------ Data

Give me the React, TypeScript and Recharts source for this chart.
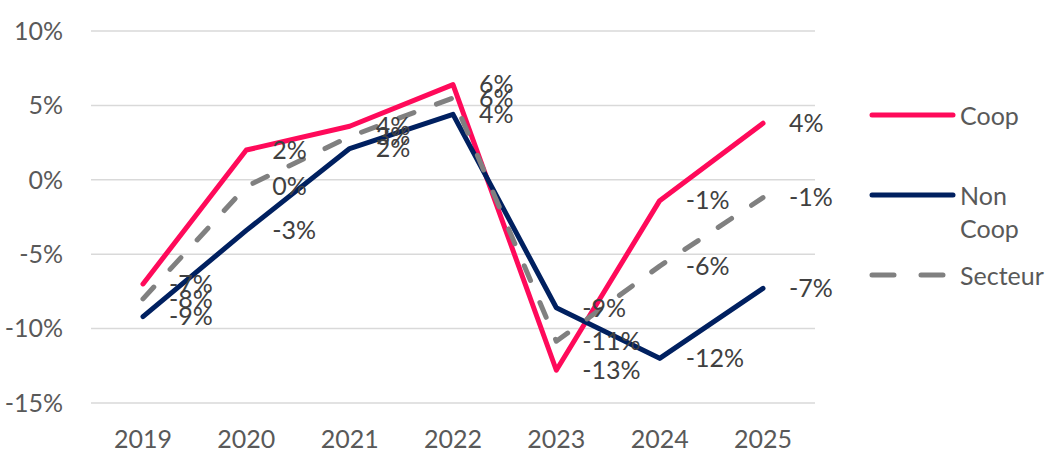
import { LineChart, Line, XAxis, YAxis, CartesianGrid, LabelList } from 'recharts';

const years = ['2019', '2020', '2021', '2022', '2023', '2024', '2025'];
const coop = [-7.0, 2.0, 3.6, 6.4, -12.8, -1.4, 3.8];
const nonCoop = [-9.2, -3.4, 2.1, 4.4, -8.6, -12.0, -7.3];
const secteur = [-8.0, -0.45, 2.9, 5.5, -10.85, -5.8, -1.2];
const yTicks = [-15, -10, -5, 0, 5, 10];

const data = years.map((year, i) => ({
    year,
    coop: coop[i],
    nonCoop: nonCoop[i],
    secteur: secteur[i],
}));

const FONT = 'Lato, "Liberation Sans", sans-serif';
const FS = 25;

const renderLabel = (props: any) => {
    const { x, y, value } = props;
    return (
        <text x={x + 26} y={y} dy="0.35em" fill="#404040" fontSize={FS} fontFamily={FONT}>
            {`${Math.round(value)}%`}
        </text>
    );
};

const legendItems = [
    { lines: ['Coop'], color: '#ff0a5a', dash: undefined as string | undefined },
    { lines: ['Non', 'Coop'], color: '#002060', dash: undefined },
    { lines: ['Secteur'], color: '#808080', dash: '22 27' },
];

// legend sits outside the plot so it doesn't eat chart space
const ChartLegend = () => (
    <div style={{ position: 'absolute', left: 869, top: 99, fontFamily: FONT, fontSize: FS, color: '#595959' }}>
        {legendItems.map((item, i) => (
            <div key={i} style={{ display: 'flex', alignItems: 'flex-start', marginBottom: i === 0 ? 47 : 14 }}>
                <svg width={87} height={33} style={{ marginRight: 4 }}>
                    <line x1={3} y1={16} x2={84} y2={16} stroke={item.color} strokeWidth={5}
                        strokeLinecap="round" strokeDasharray={item.dash} />
                </svg>
                <div style={{ lineHeight: '33px' }}>
                    {item.lines.map((l) => <div key={l}>{l}</div>)}
                </div>
            </div>
        ))}
    </div>
);

const App = () => {
    return (
        <div style={{ position: 'absolute', left: 0, top: 0, width: 1060, height: 466, background: '#fff' }}>
            <LineChart width={1060} height={466} data={data} margin={{ top: 31, right: 245, bottom: 0, left: 0 }}>
                <CartesianGrid vertical={false} stroke="#d9d9d9" strokeWidth={1.5} />
                <XAxis dataKey="year" axisLine={false} tickLine={false} tickSize={0} tickMargin={27} height={63}
                    padding={{ left: 52, right: 52 }} interval={0}
                    tick={{ fill: '#595959', fontSize: FS, fontFamily: FONT }} />
                <YAxis domain={[-15, 10]} ticks={yTicks} width={91} axisLine={false} tickLine={false} interval={0}
                    tickSize={0} tickMargin={28} tickFormatter={(v) => `${v}%`}
                    tick={{ fill: '#595959', fontSize: FS, fontFamily: FONT }} />
                <Line dataKey="coop" name="Coop" stroke="#ff0a5a" strokeWidth={5} dot={false} activeDot={false}
                    strokeLinecap="round" strokeLinejoin="round" isAnimationActive={false}>
                    <LabelList dataKey="coop" content={renderLabel} />
                </Line>
                <Line dataKey="nonCoop" name="Non Coop" stroke="#002060" strokeWidth={5} dot={false} activeDot={false}
                    strokeLinecap="round" strokeLinejoin="round" isAnimationActive={false}>
                    <LabelList dataKey="nonCoop" content={renderLabel} />
                </Line>
                <Line dataKey="secteur" name="Secteur" stroke="#808080" strokeWidth={5} strokeDasharray="16 24"
                    dot={false} activeDot={false} strokeLinecap="round" strokeLinejoin="round" isAnimationActive={false}>
                    <LabelList dataKey="secteur" content={renderLabel} />
                </Line>
            </LineChart>
            <ChartLegend />
        </div>
    );
};

export default App;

------------

Goal of the exercise:
Restate the data word for word from its first line through the line with "const yTicks = [-15, -10, -5, 0, 5, 10];", leaving out any picture along the way.

Result of the exercise:
Give me the React, TypeScript and Recharts source for this chart.
import { LineChart, Line, XAxis, YAxis, CartesianGrid, LabelList } from 'recharts';

const years = ['2019', '2020', '2021', '2022', '2023', '2024', '2025'];
const coop = [-7.0, 2.0, 3.6, 6.4, -12.8, -1.4, 3.8];
const nonCoop = [-9.2, -3.4, 2.1, 4.4, -8.6, -12.0, -7.3];
const secteur = [-8.0, -0.45, 2.9, 5.5, -10.85, -5.8, -1.2];
const yTicks = [-15, -10, -5, 0, 5, 10];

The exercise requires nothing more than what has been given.